By the time the classic Telescan MkIII, with its 1200W HMI lamp, was released, Cameleon had the art pretty well defined, combining all the functions of addressable lighting with the versatility of analogue.
Telescan became the forerunner of the touring scanner/moving mirror lights, extending the range up to the MkIV and MkV. But it may not have been the first. Over in the UK at the start of the decade other inventors were beavering away on similar projects.
Peter Wynne-Willson had already designed the Pancan moving mirror system by 1980, forming Pancan Ltd the following year to manufacture and market the eponymous remote-controlled single mirror system. This sold by the thousand worldwide, and spawned an entire industry of moving mirror automated lighting.
Pancan was a computerised system which became the first device to move (and store positions) of PAR 64 lamps, inexpensively and accurately, without the aggravation of a motorised yoke system. Compatible with most PAR cans and 1kW profile spots it provided the versatility of the PAR 36 pinspot but with the intensity of the of the full 1,000W.
Pancan was operated from a joystick control, sited by the main lighting desk, with a mirror attachment that would fit to the front of most lanterns. It was ideal for applications where manual and accurate repositioning of lanterns was a problem.
The initial system (which later evolved considerably) comprised a hand-held controller with joystick which could power up to two mirror attachments simultaneously. Via a splitter block, up to a maximum of eight lantern heads could be attached, all slaved from the joystick and moving in phase. In addition to manual operation from the joystick, the system could be controlled automatically.
This was followed by Autoscan, made by Birmingham-based Cause & Effects (a company that featured a young Steve Warren). The company had devised the revolutionary idea of installing a Par can into a moving XY servo-controlled fibreglass yoke — a computerised PAR 64 moving light memory system using its own design protocol and console.
The power pack supplied power to two motors — one motor controlling pan, the other tilt — housed within the motorised yoke of the all-in-one fitting.
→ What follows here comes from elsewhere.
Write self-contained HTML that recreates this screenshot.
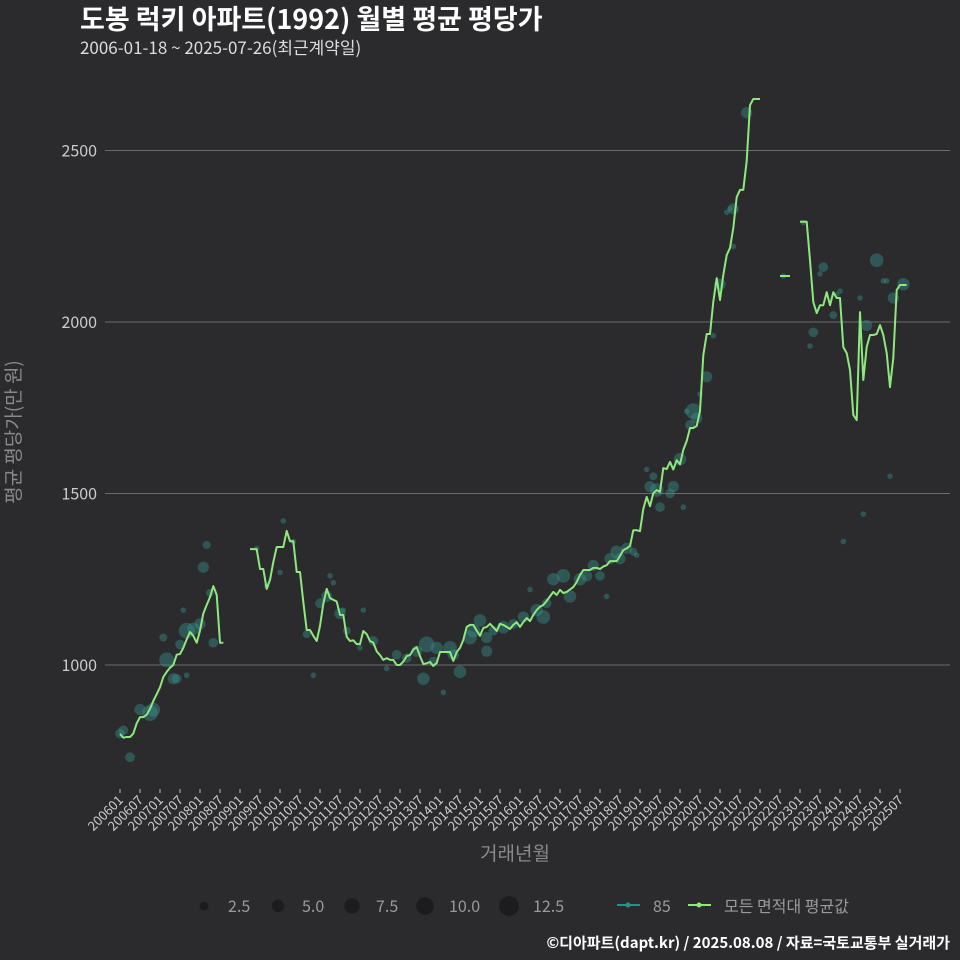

The lantern was suspended in the yoke, and moved by a combination of the panning and the tilting action (lanterns could be added to the controller in multiples of eight).
Around the same time Charlie Payton was developing a moving PAR can system with Belden cables — a ‘wire and string’ moving light system which eventually developed into Strand’s PALS.
Cerebrum Lighting distributed both Pancan and Autoscan, selling the first Autoscan to a Gary Numan tour. By the time the second Autoscan package was supplied to Peter Stringfellow, during his audacious transfiguration of the Talk Of The Town into The Hippodrome, Cause & Effects was falling into demise.
While Autoscan was short-lived, the evolution of Pancan continued. At the Light & Sound Show in 1984, Cerebrum showed the new Pancan micro-computer system. Alongside this was the System 2 Colour, which allowed the control of both colour and beam direction on up to 16 heads.
Pancans enjoyed their glory at the new Camden Palace in 1981 — its first and highest profile outing. But by the time the Italians soon took over the moving mirror business with products like Coemar’s Robot, Pancan’s days were numbered.
By then, as Peter Wynne-Willson admits, developing the complex and revolutionary stepper motor system had exhausted their reserves.
In an era when irreverential soubriquets such as ‘nodding buckets’ began to seep into the live industry’s vocabulary, demand for articulated kinetic lighting had entered a new phase and the march forward quickly gathered pace.